A mãe do Bernardo suicidou-se há alguns anos. Aliás, apareceu morta, no consultório do sr. Boldrini. Agora, com o assassinato do filho, volta-se a questionar esse suicídio... O Bernardo nunca se sentiu muito confortável com a família “nova” mas, segundo o Tribunal, aceitou (tinha outra escolha?)

Mesmo depois do Bernardo aparecer morto, as autoridades só pensaram que ele podia ter tido razão no que disse porque a cúmplice do casal – uma assistente social a quem pagaram 8 mil euros para ser conivente com o caso – revelou os planos da família para acabar com a criança.

Não seria que pelo simples facto de um menino contar ao Tribunal uma situação tão escabrosa devia ter merecido que se tomassem providências?
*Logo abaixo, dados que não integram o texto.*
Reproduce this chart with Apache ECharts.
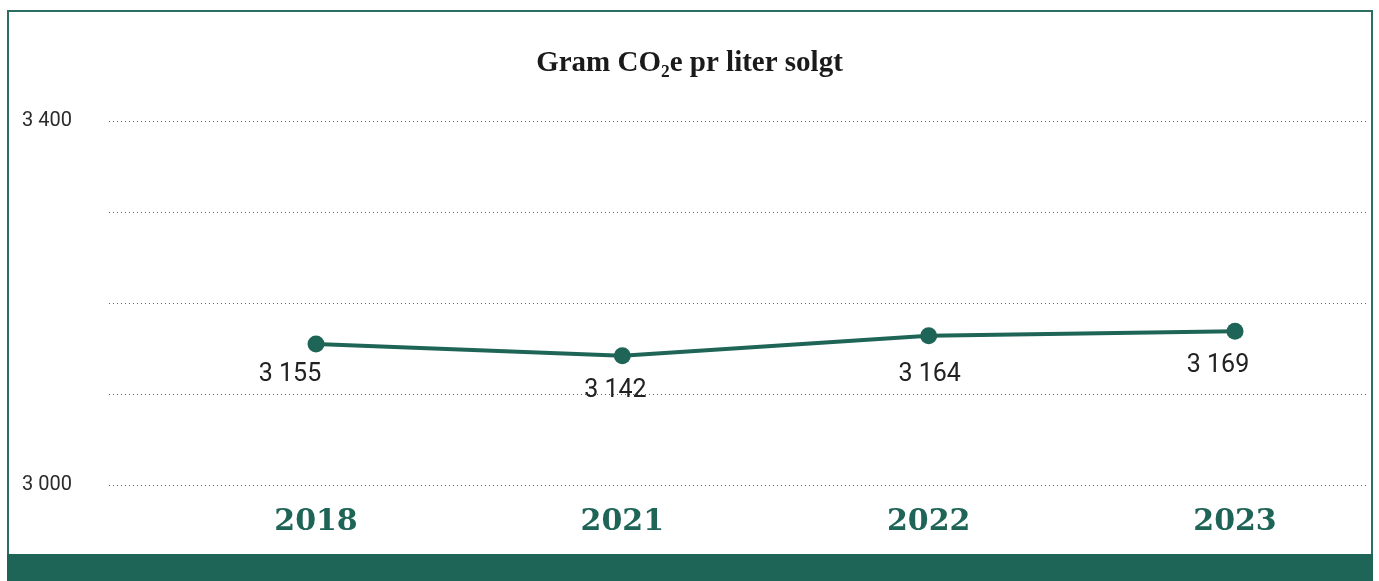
<!DOCTYPE html>
<html>
<head>
<meta charset="utf-8">
<script src="https://cdn.jsdelivr.net/npm/echarts@6/dist/echarts.min.js"></script>
<style>
    html, body { margin: 0; padding: 0; background: #fff; }
    #chart { width: 1379px; height: 581px; }
</style>
</head>
<body>
<div id="chart"></div>
<script>
const years = ["2018", "2021", "2022", "2023"]
const values = [3155, 3142, 3164, 3169]
const yMin = 3000
const yMax = 3400
const yStep = 100
const yLabelTicks = [3000, 3400]

// where each value label sits relative to its point (px), as in the original
const labelShift = [[-26, 31], [-7, 35], [1, 39], [-17, 35]]

const green = "#1e6457"
const fmt = (v) => String(v).replace(/\B(?=(\d{3})+(?!\d))/g, " ")

const chart = echarts.init(document.getElementById("chart"))

const yBase = {
    type: "value",
    min: yMin,
    max: yMax,
    interval: yStep,
    axisLine: { show: false },
    axisTick: { show: false },
}

chart.setOption({
    animation: false,
    title: {
        text: "Gram CO₂e pr liter solgt",
        left: "center",
        top: 44,
        textStyle: {
            fontFamily: "Liberation Serif",
            fontWeight: "bold",
            fontSize: 29,
            color: "#1a1a1a",
        },
    },
    graphic: [
        {
            type: "rect",
            shape: { x: 8, y: 11, width: 1364, height: 560 },
            style: { fill: "none", stroke: "#2a6f61", lineWidth: 2 },
            z: 0,
        },
        {
            type: "rect",
            shape: { x: 7, y: 554, width: 1366, height: 27 },
            style: { fill: green },
            z: 1,
        },
    ],
    grid: [
        { left: 316, right: 144, top: 121, bottom: 96 },
        { left: 109, right: 11, top: 121, bottom: 96 },
    ],
    xAxis: [
        {
            type: "category",
            gridIndex: 0,
            data: years,
            boundaryGap: false,
            axisLine: { show: false },
            axisTick: { show: false },
            axisLabel: {
                margin: 22,
                fontFamily: "DejaVu Serif",
                fontWeight: "bold",
                fontSize: 30,
                color: green,
            },
        },
        {
            type: "category",
            gridIndex: 1,
            data: years,
            show: false,
        },
    ],
    yAxis: [
        {
            ...yBase,
            gridIndex: 0,
            axisLabel: { show: false },
            splitLine: { show: false },
        },
        {
            ...yBase,
            gridIndex: 1,
            axisLabel: {
                margin: 37,
                fontFamily: "Roboto",
                fontSize: 20,
                color: "#2b2b2b",
                formatter: (v) => (yLabelTicks.includes(v) ? fmt(v) : ""),
            },
            splitLine: {
                show: true,
                lineStyle: { type: [1, 3], color: "#2f7a68", width: 1 },
            },
        },
    ],
    series: [
        {
            type: "line",
            xAxisIndex: 0,
            yAxisIndex: 0,
            data: values.map((v, i) => ({
                value: v,
                label: { offset: labelShift[i] },
            })),
            symbol: "circle",
            symbolSize: 17,
            lineStyle: { color: green, width: 4 },
            itemStyle: { color: green },
            label: {
                show: true,
                position: "inside",
                fontFamily: "Roboto",
                fontSize: 25,
                color: "#222",
                formatter: (p) => fmt(p.value),
            },
            z: 3,
        },
    ],
})
</script>
</body>
</html>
Não é estranho que uma criança tenha tido coragem para falar, indo contra os seus próprios parentes (claramente protegidos perante a criança, que foi mandada para casa, após o seu relato)? Que mensagem mandam às restantes crianças com esta atitude?

Neste momento, as autoridades empurram umas para as outras a responsabilidade de ter protegido o menino. Empurram até para a comunidade inteira porque, como diz a Procuradoria, “antes ninguém sabia de nada, mas agora que o Bernardo morreu já todos dizem que ele era maltratado. Isso é crime de omissão.” Além de que algumas pessoas recusaram ajudar o Bernardo “para não quebrarem o relacionamento com o pai dele.” Esperemos que essas pessoas não tenham filhos porque, caso tenham, já se viu que não dão crédito nenhum ao que os miúdos dizem e sentem, o que pode sair-lhes caro no futuro.

No entanto, não é verdade que ninguém tenha feito nada pelo Bernardo. A lei não fez. A sociedade não fez. Mas o Bernardo, com 11 anos, foi queixar-se da família ao Tribunal, dormia em casa de amigos, protegeu-se. O Bernardo fez tudo o que podia. Era “uma criança amadurecida, não fazia chantagem emocional.” Fosse ele adulto e estaria vivo.